Gelişmeleri hepimiz biliyoruz. Türk Lirası faizlerin baskılanmaya başlanması ile ciddi değer kaybetti; enflasyon ise çok yüksek seviyelere geldi. Normalde TL değer kaybının ihracatta kur kaynaklı bir rekabet avantajı sağlaması gerekirdi. İlk etapta sağladı da; ancak kurun aynı zamanda enflasyon üzerindeki güçlü geçişkenliği ve etkisi nedeniyle ihracata dönük üretim yapanlar maliyetler yönünden zorlanmaya başladı. Bunun üzerine başta TL değer kaybına karşı kayıtsız kalan ve “nasıl olsa kur bir yerde dengeye ulaşır ve geri gelir” ümidinde olan yetkililer, sürecin farklı geliştiğini görünce kur artışını baskılamak için çeşitli kanallardan müdahale etmeye başladılar ve işin aritmetiği iyice değişti.

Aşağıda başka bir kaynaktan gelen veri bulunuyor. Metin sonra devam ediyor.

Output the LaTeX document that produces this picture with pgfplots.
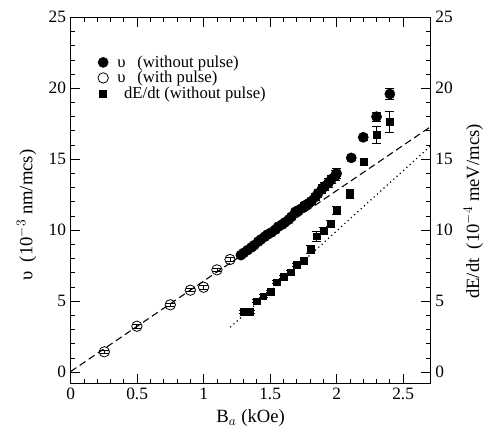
\documentclass[border=0pt]{standalone}
\usepackage{pgfplots}
\pgfplotsset{compat=1.18}
\usepackage{fontspec}
\setmainfont{Liberation Serif}

\pgfplotstableread{
x y ey
1.28 8.25 0.1
1.30 8.40 0.1
1.33 8.60 0.1
1.36 8.80 0.1
1.38 8.95 0.1
1.41 9.20 0.1
1.43 9.35 0.1
1.46 9.55 0.1
1.48 9.70 0.1
1.51 9.85 0.1
1.54 10.05 0.1
1.56 10.25 0.1
1.59 10.40 0.1
1.61 10.55 0.15
1.64 10.75 0.15
1.66 10.95 0.15
1.69 11.30 0.15
1.71 11.40 0.15
1.74 11.55 0.2
1.76 11.75 0.2
1.79 11.90 0.2
1.81 12.05 0.2
1.84 12.35 0.25
1.86 12.60 0.25
1.89 12.90 0.3
1.91 13.10 0.3
1.94 13.35 0.3
1.96 13.60 0.3
1.99 13.85 0.35
2.00 14.00 0.35
2.11 15.10 0.2
2.20 16.55 0.2
2.30 18.00 0.3
2.40 19.60 0.4
}\withoutpulse

\pgfplotstableread{
x y ey
0.253 1.44 0.12
0.498 3.24 0.12
0.749 4.75 0.12
0.900 5.78 0.12
1.000 5.99 0.12
1.100 7.21 0.12
1.198 7.94 0.12
}\withpulse

\pgfplotstableread{
x y ey
1.30 4.23 0.1
1.35 4.23 0.1
1.398 5.00 0.1
1.448 5.35 0.1
1.504 5.70 0.1
1.549 6.34 0.1
1.600 6.72 0.1
1.654 7.04 0.1
1.700 7.58 0.1
1.754 7.87 0.1
1.804 8.64 0.3
1.850 9.58 0.35
1.900 9.98 0.2
1.955 10.47 0.2
2.000 11.40 0.3
2.100 12.58 0.3
2.205 14.85 0.15
2.300 16.74 0.6
2.400 17.63 0.75
}\dEdt

\pgfplotsset{
  myerr/.style={error bars/.cd, y dir=both, y explicit,
    error mark options={rotate=90, mark size=3.3pt, line width=0.6pt, solid},
    error bar style={line width=0.6pt, solid}},
}

\begin{document}
\begin{tikzpicture}
\begin{axis}[
  name=main,
  scale only axis, width=270pt, height=274.7pt,
  xmin=0, xmax=2.707, ymin=-0.8, ymax=25,
  xtick={0,0.5,1,1.5,2,2.5}, ytick={0,5,10,15,20,25},
  minor x tick num=4, minor y tick num=4,
  tick align=inside,
  major tick length=7pt, minor tick length=3.5pt,
  every tick/.style={black, line width=0.6pt},
  axis line style={line width=0.8pt},
  /pgf/number format/assume math mode=true,
  tick label style={font=\fontsize{13}{15}\selectfont},
  xlabel={B$_{a}$ (kOe)},
  ylabel={υ\ \ (10$^{-3}$ nm/mcs)},
  every axis x label/.style={at={(rel axis cs:0.5,0)}, yshift=-29pt, anchor=base, font=\fontsize{14}{16}\selectfont},
  every axis y label/.style={at={(rel axis cs:0,0.46)}, xshift=-33pt, rotate=90, anchor=center, font=\fontsize{14}{16}\selectfont},
  legend cell align=left,
  legend style={draw=none, fill=none, at={(rel axis cs:0.064,0.909)}, anchor=north west,
    font=\fontsize{12.5}{14}\selectfont, row sep=-1.5pt, nodes={inner sep=1.5pt}},
  legend image code/.code={\draw[#1] plot coordinates {(0.15cm,0cm)}; \path (0.15cm,0cm) ++(9pt,0pt);},
]
\addplot[black, dash pattern=on 5.2pt off 3pt, line width=0.8pt, forget plot] coordinates {(0,0.05) (2.707,17.3)};
\addplot[black, dash pattern=on 0.9pt off 2.4pt, line width=0.9pt, forget plot] coordinates {(1.2,3.17) (2.707,15.95)};
\addplot[only marks, mark=*, mark size=3.8pt, black, myerr] table[x=x, y=y, y error=ey] {\withoutpulse};
\addlegendentry{υ\hspace{0.7em}(without pulse)}
\addplot[only marks, mark=o, mark size=3.9pt, black, mark options={line width=0.6pt}, myerr] table[x=x, y=y, y error=ey] {\withpulse};
\addlegendentry{υ\hspace{0.7em}(with pulse)}
\addplot[only marks, mark=square*, mark size=2.6pt, black, myerr] table[x=x, y=y, y error=ey] {\dEdt};
\addlegendentry{\hspace{5pt}dE/dt (without pulse)}
\end{axis}
\begin{axis}[
  scale only axis, width=270pt, height=274.7pt,
  xmin=0, xmax=2.707, ymin=-0.8, ymax=25,
  xtick=\empty, ytick={0,5,10,15,20,25},
  minor y tick num=0,
  major tick length=0pt,
  axis line style={draw=none},
  yticklabel pos=right,
  /pgf/number format/assume math mode=true,
  tick label style={font=\fontsize{13}{15}\selectfont},
  ylabel={dE/dt\ \ (10$^{-4}$ meV/mcs)},
  every axis y label/.style={at={(rel axis cs:1,0.47)}, xshift=32pt, rotate=90, anchor=center, font=\fontsize{14}{16}\selectfont},
]
\end{axis}
\pgfresetboundingbox
\path ([shift={(-53pt,-35pt)}]main.south west) rectangle ([shift={(40pt,13pt)}]main.north east);
\end{tikzpicture}
\end{document}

Sonuçta; geçen yıl TL’deki aşırı değer kaybını konuşurken, bugün ise TL’deki değerlenmeyi tartışır olduk.
Merkez Bankası’nın Reel Efektif Kur Endeksi’ne göre Türk Lirası yılbaşından bu yana ÜFE bazlı endekse göre yüzde 36 dolayında değer kazandı. TÜFE’ye karşı değerlenme ise daha düşük olmakla birlikte yüzde 17’yi buluyor. Yani kur açısından bakıldığında geçen yıla göre bu yıl ithalat yapmak daha kolay ve ihracat yapmak ise daha zorlaştı. TL’nin reel olarak değerlendiği bir ortamda ihracatçı dış pazarlarda fiyat yapmakta zorlanmaya başladı.

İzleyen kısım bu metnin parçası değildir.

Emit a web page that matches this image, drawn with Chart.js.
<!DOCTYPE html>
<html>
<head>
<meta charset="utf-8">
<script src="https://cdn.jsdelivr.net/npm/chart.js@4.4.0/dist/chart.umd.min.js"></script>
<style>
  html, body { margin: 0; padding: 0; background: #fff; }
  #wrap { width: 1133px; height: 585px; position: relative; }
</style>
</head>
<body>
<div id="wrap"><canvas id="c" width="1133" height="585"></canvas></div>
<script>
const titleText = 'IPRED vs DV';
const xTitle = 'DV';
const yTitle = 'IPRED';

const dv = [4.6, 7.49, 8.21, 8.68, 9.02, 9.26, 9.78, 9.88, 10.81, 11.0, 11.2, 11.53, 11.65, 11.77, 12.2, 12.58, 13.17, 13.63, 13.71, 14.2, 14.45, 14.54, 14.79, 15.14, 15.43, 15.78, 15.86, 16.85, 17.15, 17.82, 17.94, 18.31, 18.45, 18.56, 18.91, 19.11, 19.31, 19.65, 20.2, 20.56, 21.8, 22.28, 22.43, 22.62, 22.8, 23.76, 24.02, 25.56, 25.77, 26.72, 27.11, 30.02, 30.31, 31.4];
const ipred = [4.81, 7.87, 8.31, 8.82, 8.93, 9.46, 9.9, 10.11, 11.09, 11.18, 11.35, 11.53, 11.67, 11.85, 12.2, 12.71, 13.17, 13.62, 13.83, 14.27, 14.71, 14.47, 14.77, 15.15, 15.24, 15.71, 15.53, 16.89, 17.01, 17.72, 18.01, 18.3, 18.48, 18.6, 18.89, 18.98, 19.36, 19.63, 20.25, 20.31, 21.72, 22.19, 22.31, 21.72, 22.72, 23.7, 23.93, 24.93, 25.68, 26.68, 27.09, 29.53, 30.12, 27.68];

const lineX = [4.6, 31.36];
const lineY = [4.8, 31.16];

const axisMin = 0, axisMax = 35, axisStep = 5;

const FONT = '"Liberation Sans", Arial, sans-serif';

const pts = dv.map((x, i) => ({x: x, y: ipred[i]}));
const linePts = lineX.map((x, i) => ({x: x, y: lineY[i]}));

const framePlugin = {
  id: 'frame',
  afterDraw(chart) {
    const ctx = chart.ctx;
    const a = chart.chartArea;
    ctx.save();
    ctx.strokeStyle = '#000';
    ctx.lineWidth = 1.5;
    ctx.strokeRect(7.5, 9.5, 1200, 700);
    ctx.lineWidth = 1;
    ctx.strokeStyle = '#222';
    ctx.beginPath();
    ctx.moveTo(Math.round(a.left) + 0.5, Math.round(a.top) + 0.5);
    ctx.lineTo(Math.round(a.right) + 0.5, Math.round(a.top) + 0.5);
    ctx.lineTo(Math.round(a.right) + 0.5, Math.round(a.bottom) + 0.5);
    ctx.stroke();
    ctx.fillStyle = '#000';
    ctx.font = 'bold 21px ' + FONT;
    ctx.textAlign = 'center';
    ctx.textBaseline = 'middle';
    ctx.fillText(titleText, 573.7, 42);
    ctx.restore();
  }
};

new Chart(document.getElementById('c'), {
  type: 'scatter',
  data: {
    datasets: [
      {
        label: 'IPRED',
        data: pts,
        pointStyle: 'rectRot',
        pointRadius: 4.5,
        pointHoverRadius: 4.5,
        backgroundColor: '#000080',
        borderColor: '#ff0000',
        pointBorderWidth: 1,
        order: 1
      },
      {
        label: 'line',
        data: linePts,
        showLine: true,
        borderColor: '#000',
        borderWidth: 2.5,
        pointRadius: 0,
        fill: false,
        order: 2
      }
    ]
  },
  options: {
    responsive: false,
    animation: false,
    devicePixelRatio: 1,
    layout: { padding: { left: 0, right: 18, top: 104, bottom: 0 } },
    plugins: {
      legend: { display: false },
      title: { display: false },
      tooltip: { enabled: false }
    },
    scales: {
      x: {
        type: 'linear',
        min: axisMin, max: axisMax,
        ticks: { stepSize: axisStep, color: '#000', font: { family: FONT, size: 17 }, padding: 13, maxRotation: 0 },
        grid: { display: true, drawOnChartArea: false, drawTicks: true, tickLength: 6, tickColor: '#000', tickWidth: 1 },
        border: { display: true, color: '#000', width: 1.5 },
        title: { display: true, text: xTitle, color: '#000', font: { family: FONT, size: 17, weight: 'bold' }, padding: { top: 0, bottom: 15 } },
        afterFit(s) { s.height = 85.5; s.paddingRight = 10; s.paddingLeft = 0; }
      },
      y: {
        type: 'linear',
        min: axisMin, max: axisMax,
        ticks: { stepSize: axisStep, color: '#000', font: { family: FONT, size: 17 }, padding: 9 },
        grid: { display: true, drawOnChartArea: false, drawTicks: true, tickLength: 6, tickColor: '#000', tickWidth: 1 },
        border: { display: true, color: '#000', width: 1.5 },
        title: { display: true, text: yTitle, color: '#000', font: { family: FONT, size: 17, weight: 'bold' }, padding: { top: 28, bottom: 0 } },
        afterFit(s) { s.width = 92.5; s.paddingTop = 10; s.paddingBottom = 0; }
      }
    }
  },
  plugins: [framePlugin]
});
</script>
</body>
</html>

Salı günü yine “Nasıl Bir EKONOMİ” sayfalarında Sadi Özdemir, tekstil ihracatındaki zorlanmayı anlatıyordu. Sadi’nin konuştuğu İstanbul Tekstil ve Hammaddeleri İhracatçıları Birliği (İTHİB) Başkan Ahmet Öksüz, “En önemli problemimiz enerji maliyetimizin yaklaşık 4 misline çıkmış olması. Toplam üretim maliyetimiz içinde enerjinin payı önceden yüzde 7 civarındaydı, şimdi yüzde 20’nin üzerinde. Bu nedenle yerli iplik fiyatlarımız Asyalı rakiplerimizin fiyatlarıyla rekabet edemiyor... Bu nedenle ithal iplik fiyatları daha uygun” diyordu. “Yani tekstilde dış ticaret açığı vereceğiz.”
Yüzde 150’nin üzerinde üretici fiyat enflasyonun olduğu bir ortamda ihracatçıların maliyetleri kontrol edip, dış pazarlarda rekabet edebilmeleri ne yazık ki kolay değil. Dolayısıyla geldiğimiz noktada kurun ve enflasyonun ulaştığı seviyeden ne ihracatçı ne de yerli tüketici memnun değil. İki ucu keksin bıçak durumundayız. Kurda artışa izin verilse enflasyon daha da artacak ve Kur Korumalı Mevduat nedeniyle Hazine üzerinde oluşan yük daha da artacak. Enflasyonun yüksek seyrettiği bir ortamda kur baskılansa ihracatçı zorlanmaya devam edecek. Oysa çözüm belli: Kapsamlı ve itibarlı bir dezenflasyon programı ile enflasyon ile mücadeleyi öncelik yapıp, fiyat istikrarını ve TL’de istikrarı sağlamak. Yoksa Türkiye ekonomisini faiz-kur-enflasyon sarmalına sokmak çözüm getirmez.